Look through the material and copy each line holding "with".
──────── Data shown ────────
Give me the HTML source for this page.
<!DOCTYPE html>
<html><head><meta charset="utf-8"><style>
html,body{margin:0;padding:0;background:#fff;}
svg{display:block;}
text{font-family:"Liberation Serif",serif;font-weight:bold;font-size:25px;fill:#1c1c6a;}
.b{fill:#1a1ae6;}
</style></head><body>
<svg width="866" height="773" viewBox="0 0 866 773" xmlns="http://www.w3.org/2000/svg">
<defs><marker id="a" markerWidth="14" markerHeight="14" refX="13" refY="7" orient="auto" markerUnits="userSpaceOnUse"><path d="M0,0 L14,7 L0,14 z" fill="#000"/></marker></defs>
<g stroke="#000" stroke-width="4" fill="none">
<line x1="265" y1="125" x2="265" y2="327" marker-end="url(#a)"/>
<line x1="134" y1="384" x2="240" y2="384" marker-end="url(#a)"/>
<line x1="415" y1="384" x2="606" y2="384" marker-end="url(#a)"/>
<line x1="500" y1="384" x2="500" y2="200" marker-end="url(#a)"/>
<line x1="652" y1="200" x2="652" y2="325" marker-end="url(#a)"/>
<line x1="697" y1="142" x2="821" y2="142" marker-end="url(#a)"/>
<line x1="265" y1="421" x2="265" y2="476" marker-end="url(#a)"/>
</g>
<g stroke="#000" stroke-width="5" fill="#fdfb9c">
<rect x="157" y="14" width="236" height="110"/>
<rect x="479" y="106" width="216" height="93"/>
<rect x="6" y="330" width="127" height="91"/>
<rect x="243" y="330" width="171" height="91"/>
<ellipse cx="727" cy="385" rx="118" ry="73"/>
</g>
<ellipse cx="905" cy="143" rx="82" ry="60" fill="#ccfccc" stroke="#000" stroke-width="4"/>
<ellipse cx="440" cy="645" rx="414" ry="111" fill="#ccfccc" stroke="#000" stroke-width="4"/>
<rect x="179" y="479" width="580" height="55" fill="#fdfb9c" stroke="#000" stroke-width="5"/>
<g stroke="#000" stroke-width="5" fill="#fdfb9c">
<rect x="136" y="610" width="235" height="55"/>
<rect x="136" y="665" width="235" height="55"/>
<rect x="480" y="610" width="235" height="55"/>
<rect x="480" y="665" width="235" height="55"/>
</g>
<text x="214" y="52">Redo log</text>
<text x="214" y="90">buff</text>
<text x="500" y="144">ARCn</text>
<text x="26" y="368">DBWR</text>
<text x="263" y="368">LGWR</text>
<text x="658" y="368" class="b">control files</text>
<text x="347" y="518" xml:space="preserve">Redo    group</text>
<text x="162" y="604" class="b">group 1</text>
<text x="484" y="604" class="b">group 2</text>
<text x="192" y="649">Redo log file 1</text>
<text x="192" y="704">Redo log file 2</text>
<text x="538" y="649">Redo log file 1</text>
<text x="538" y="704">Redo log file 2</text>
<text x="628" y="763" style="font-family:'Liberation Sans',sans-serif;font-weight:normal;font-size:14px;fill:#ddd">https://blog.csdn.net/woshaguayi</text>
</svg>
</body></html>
────────
──────── Data shown ────────
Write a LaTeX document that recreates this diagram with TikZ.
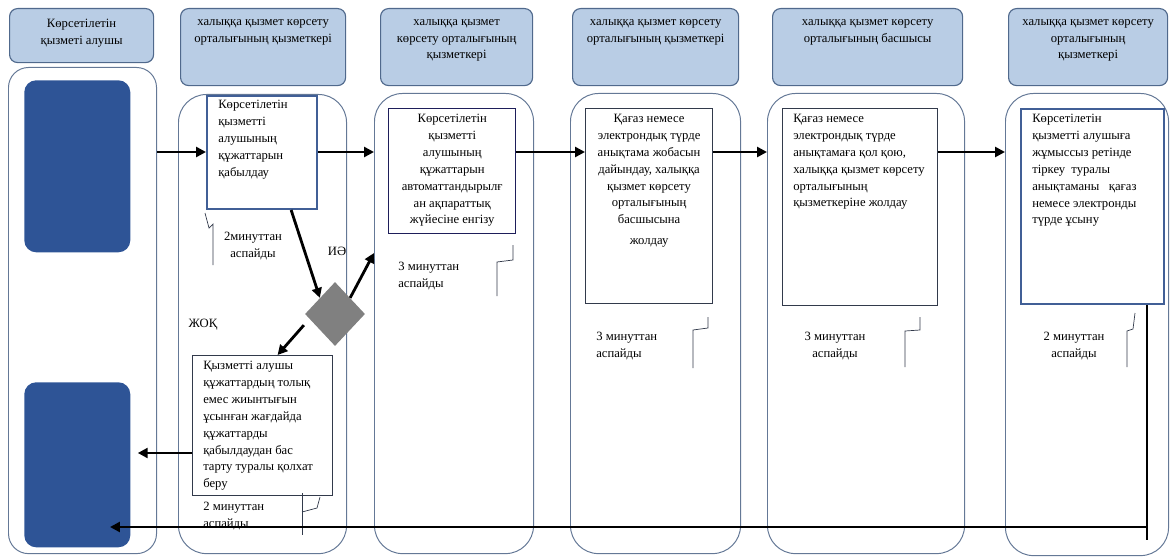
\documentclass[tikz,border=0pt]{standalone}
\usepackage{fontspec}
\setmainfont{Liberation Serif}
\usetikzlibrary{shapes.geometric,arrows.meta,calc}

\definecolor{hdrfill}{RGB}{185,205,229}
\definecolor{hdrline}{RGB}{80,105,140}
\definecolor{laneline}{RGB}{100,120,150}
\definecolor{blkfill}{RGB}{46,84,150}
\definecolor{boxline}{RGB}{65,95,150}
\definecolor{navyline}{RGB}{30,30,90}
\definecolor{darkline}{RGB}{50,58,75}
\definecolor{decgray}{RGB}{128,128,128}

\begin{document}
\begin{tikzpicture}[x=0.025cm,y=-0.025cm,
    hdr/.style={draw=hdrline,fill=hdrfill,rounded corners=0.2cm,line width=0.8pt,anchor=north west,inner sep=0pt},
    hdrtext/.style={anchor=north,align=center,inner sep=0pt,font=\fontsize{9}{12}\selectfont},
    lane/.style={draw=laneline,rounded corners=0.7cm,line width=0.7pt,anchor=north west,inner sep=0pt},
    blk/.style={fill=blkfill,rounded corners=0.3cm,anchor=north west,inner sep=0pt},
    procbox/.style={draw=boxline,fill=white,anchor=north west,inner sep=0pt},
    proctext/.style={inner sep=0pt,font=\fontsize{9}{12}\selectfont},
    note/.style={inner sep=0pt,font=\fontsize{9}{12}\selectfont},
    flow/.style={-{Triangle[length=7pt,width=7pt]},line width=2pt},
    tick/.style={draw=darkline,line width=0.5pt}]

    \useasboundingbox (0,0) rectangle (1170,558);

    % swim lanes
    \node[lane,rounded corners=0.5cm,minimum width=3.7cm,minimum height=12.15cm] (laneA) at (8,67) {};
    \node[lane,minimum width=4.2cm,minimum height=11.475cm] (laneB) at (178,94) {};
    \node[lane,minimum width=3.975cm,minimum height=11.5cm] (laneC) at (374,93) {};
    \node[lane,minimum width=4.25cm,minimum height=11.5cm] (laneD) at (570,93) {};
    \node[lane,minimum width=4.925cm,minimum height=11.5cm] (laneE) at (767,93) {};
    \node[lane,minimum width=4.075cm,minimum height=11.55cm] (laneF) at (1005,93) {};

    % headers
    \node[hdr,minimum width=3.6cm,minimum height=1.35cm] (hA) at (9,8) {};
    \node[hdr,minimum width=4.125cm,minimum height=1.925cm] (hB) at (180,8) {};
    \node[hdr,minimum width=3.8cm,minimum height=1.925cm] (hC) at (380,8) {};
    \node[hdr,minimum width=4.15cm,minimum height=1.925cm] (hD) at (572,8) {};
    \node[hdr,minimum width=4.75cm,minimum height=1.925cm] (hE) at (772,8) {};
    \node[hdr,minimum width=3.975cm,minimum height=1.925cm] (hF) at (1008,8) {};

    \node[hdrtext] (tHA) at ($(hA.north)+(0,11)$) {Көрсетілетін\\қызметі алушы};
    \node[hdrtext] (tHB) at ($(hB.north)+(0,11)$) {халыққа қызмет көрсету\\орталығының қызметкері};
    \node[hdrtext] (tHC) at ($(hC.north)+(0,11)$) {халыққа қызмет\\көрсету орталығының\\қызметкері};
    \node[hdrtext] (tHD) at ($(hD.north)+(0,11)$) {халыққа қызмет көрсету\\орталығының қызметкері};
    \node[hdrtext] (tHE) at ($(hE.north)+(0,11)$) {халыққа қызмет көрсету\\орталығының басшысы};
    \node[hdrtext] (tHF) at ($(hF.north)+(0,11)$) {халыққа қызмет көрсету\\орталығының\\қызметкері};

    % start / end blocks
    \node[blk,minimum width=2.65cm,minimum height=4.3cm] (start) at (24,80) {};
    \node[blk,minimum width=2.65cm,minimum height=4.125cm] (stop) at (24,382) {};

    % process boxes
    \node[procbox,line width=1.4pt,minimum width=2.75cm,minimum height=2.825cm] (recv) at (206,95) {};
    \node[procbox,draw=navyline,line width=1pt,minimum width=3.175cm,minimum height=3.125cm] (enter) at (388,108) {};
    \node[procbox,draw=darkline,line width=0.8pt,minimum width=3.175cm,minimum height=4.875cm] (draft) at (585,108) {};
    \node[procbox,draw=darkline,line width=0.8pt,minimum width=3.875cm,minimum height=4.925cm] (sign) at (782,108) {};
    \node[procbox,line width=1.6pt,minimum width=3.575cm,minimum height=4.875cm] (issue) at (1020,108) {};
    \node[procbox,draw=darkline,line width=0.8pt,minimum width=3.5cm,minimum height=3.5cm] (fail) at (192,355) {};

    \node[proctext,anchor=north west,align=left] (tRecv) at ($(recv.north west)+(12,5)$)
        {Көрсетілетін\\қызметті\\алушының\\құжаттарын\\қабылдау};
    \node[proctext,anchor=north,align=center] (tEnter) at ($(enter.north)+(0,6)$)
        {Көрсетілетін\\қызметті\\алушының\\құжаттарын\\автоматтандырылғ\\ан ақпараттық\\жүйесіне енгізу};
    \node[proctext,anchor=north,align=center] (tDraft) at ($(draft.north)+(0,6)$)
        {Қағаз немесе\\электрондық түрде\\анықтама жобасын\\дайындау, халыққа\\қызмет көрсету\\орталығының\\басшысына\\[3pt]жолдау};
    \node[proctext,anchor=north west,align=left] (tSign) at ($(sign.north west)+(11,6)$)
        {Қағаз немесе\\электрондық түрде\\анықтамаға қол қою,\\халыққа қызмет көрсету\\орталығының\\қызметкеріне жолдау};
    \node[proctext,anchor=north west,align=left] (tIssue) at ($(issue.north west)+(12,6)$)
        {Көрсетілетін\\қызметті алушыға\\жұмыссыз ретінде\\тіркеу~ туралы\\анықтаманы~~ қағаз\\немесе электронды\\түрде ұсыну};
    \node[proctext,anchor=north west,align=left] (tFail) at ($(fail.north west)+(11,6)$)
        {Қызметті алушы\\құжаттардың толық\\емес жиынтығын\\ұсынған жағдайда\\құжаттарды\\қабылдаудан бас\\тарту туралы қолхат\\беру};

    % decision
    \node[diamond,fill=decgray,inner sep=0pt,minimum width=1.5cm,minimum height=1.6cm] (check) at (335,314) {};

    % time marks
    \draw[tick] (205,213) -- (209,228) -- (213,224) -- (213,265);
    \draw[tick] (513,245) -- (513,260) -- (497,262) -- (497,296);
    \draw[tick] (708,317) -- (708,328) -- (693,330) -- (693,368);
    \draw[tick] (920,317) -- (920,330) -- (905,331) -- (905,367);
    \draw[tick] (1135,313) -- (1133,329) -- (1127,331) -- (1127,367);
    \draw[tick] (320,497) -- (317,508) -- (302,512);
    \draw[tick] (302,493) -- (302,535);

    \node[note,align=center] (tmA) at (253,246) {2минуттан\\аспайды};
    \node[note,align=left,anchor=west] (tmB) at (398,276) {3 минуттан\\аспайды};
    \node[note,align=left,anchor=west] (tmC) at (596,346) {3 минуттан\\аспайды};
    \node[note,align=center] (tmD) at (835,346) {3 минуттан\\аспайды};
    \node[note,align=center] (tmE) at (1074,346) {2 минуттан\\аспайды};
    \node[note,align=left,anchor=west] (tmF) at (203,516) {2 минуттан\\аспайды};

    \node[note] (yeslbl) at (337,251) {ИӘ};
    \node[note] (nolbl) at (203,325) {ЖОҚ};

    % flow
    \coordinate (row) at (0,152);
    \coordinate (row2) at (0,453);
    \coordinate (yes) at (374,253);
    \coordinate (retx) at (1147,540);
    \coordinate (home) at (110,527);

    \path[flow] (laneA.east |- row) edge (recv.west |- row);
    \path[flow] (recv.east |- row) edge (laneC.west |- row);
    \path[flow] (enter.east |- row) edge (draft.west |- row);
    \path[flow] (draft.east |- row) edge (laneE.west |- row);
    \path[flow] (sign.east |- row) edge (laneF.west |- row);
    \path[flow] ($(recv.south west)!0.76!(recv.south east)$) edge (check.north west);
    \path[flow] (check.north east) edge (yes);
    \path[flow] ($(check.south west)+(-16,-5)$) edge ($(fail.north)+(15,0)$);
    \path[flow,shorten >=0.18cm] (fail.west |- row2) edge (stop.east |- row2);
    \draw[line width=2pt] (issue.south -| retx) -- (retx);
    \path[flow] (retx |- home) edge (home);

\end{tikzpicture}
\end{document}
────────
──────── Data shown ────────
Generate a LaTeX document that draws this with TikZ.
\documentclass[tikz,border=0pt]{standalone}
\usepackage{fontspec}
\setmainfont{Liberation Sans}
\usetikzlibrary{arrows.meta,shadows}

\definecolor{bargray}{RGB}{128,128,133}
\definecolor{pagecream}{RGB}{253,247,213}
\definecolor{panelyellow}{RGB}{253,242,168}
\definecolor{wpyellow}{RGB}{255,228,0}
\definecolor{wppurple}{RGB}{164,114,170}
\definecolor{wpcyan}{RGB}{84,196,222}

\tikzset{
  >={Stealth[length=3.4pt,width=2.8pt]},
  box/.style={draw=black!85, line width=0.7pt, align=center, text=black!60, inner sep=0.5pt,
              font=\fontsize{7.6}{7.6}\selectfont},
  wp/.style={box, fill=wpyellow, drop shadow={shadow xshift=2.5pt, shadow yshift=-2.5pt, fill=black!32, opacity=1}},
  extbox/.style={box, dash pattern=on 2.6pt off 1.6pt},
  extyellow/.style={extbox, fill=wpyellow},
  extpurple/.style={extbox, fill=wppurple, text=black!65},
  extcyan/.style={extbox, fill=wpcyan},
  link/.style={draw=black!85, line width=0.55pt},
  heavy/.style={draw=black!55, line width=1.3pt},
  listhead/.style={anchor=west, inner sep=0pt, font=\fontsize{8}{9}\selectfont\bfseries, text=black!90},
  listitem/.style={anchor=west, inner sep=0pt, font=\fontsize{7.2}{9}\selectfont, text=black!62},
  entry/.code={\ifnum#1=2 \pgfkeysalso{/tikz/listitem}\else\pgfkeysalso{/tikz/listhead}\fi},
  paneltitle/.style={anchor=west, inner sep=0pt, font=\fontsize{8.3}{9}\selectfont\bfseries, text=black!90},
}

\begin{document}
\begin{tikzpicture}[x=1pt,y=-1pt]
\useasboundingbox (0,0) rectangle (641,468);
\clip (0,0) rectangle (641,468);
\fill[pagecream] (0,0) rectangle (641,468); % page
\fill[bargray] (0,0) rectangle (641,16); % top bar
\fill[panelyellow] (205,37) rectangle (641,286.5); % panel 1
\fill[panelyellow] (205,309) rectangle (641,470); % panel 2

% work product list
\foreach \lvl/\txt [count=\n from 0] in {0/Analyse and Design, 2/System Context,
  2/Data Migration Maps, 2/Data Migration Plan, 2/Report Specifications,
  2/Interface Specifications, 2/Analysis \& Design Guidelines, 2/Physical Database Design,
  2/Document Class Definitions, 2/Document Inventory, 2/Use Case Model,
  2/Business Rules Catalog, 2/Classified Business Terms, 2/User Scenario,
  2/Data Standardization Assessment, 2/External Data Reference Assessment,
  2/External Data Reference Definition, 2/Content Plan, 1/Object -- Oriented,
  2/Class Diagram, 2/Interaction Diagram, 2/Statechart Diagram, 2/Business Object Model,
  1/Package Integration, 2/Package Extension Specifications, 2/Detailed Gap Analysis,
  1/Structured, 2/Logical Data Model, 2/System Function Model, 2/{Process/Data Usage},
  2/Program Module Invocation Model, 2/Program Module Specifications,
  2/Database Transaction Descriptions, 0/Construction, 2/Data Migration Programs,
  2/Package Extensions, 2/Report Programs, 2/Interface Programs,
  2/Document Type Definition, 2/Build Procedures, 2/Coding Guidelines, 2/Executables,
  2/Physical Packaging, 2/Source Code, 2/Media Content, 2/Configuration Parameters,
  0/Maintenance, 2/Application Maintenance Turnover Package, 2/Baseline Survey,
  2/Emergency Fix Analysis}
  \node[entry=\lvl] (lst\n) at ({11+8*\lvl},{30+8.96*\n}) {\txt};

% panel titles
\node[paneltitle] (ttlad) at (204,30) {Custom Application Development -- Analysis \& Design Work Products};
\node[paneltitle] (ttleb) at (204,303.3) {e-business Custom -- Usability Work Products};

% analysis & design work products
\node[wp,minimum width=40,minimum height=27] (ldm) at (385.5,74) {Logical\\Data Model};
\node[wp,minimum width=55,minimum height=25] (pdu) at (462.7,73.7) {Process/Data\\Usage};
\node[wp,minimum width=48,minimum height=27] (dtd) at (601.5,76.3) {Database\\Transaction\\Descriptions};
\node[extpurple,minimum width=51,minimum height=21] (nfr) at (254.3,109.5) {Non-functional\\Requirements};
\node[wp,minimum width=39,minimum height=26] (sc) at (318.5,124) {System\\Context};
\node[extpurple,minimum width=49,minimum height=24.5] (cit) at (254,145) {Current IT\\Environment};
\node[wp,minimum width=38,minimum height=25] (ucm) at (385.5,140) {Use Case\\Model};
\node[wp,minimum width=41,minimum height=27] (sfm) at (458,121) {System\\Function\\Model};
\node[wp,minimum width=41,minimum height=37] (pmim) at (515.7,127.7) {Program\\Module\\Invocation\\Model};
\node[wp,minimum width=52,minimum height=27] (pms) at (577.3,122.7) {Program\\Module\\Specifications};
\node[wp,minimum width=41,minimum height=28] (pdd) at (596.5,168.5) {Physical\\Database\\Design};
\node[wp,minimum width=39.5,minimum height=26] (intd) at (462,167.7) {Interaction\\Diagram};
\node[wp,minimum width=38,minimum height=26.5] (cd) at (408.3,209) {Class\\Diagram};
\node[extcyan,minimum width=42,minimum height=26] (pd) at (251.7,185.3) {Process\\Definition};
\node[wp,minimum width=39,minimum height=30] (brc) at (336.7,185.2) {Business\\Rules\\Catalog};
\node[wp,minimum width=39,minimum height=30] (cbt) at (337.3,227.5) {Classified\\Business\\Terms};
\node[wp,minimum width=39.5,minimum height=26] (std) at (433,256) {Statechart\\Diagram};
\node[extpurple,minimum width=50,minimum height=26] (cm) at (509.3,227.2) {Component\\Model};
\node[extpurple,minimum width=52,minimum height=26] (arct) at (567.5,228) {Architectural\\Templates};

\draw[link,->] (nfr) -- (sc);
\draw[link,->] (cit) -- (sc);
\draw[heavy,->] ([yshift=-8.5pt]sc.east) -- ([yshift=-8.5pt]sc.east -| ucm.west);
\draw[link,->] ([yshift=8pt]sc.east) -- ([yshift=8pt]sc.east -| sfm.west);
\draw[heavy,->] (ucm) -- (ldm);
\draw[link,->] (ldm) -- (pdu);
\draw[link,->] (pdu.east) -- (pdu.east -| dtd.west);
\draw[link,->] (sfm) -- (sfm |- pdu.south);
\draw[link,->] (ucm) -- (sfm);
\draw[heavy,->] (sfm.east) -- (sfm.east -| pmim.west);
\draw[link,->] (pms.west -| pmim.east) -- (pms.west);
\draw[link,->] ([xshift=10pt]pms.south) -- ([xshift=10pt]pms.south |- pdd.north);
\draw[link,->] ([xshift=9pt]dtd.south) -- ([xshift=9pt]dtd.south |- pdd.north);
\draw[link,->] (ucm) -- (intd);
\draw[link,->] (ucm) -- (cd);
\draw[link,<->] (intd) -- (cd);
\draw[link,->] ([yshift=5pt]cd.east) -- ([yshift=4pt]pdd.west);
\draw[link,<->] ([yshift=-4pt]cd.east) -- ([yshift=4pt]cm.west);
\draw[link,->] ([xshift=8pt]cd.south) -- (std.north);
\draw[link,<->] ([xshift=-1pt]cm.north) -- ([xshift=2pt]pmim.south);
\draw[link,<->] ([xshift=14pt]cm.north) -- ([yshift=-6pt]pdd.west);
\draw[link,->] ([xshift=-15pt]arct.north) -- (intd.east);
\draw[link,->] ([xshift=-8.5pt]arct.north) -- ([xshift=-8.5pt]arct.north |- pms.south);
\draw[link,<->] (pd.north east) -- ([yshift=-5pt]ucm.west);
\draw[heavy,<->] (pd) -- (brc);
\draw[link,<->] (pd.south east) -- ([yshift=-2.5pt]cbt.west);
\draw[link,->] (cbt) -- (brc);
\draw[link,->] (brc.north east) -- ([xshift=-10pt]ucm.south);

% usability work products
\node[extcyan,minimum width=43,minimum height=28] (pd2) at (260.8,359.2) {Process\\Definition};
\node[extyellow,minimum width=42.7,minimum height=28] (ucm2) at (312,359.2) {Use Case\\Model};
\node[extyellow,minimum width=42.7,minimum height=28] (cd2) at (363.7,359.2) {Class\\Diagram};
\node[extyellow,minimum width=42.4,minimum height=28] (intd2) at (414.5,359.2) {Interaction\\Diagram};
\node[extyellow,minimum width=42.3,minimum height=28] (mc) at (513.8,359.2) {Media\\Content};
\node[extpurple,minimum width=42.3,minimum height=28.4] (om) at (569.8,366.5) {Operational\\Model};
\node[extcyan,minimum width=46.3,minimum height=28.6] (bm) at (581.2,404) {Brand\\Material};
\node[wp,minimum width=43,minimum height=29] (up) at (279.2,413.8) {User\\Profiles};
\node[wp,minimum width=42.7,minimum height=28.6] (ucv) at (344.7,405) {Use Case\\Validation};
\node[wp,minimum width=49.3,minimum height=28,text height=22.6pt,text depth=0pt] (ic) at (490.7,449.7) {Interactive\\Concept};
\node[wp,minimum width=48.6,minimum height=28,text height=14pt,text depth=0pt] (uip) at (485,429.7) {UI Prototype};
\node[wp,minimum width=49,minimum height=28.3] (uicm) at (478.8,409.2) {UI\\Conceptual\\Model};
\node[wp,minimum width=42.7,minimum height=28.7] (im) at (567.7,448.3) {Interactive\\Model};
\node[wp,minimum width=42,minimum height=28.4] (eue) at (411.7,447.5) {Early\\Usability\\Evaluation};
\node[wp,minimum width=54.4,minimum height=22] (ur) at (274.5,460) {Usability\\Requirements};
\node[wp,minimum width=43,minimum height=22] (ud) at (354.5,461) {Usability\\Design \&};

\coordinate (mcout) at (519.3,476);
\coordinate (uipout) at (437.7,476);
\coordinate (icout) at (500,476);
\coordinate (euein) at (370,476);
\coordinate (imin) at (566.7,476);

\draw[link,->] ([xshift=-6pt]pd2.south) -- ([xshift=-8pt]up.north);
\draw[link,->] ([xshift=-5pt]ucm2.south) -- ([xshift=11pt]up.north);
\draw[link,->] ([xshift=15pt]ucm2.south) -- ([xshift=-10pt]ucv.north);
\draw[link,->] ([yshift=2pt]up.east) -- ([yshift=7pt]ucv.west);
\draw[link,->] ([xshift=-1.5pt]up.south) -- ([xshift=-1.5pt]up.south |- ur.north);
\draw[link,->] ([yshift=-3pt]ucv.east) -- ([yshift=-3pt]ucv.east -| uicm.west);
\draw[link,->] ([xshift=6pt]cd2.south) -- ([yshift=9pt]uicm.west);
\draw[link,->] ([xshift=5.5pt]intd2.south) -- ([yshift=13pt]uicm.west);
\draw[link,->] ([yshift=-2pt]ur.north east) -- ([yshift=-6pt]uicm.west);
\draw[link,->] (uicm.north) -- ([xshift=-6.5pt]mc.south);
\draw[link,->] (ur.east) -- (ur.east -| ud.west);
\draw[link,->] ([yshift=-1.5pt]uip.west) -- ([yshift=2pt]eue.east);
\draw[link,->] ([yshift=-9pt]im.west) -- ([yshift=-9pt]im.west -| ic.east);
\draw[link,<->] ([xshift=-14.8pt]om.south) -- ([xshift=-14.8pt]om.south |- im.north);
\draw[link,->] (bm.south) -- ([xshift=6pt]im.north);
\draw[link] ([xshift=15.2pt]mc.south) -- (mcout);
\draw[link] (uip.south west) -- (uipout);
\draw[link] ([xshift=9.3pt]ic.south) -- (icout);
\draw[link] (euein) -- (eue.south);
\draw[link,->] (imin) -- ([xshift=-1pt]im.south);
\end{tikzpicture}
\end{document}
────────
#### Output of the exercise:
Write a LaTeX document that recreates this diagram with TikZ.
Generate a LaTeX document that draws this with TikZ.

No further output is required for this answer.